Carr has a go at refreshing this debate with a new article in MIT Sloan Management Review, titled The End of Corporate Computing. He draws a comparison with the history of commoditisation in electricity generation with what he suggests will be an eventual move to utility computing. Underlying this idea appears to be a focus on the thin-client computing trend, built on top of “highcapacity, fiber-optic communication networks”, along with software tools and data that are univerally compatible with each other using virtualisation and Web-services. This will mean organisations can simply plug in and access as much, or as little, computing capacity and applications as they need.

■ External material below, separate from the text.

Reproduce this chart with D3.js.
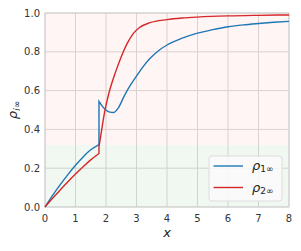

Unfortunately, while I think Carr has done a good job of explaining the drivers for and benefits of utility computing, I don't really see any ground breaking observations here. He does make a good point about the management mindset being a barrier to utility computing, but I think he fails to consider how organisations will manage the risks associated with utility computing and the nature of change possible in the digital world. I was also interested to note that he makes no mention of wireless and mobile computing or peer-to-peer networks.
Now, along the way to finding this new article I discovered that Carr how has his own blog, called Rough Type. One of his recent posts outlines his thoughts on RSS as the next “killer protocol for push media”. But what makes this post worth mentioning is the cheeky comment from Wired that points to a May 2004 article in that magazine where they had already revisited their 1997 predictions about push technology. In the later article, Wired comments that:
“But while the vision has become vivid once more, the seamless Web of the original push fantasy is almost as far away as ever. This is because the Web has grown far bigger, more diverse, more open, and messier. It cannot be unified by a single easy-to-learn, concretely useful specification like RSS... But one of the things we have learned since push is that at the level of real applications, we will continue to live in a world of translations, patches, interruptions, incomplete instructions, neat tricks, false hopes, and a receding universality that's always almost just as far away. Paradoxically, this is a sign that the progress is real.”
An interesting thought considering Carr's ideas on utility computing.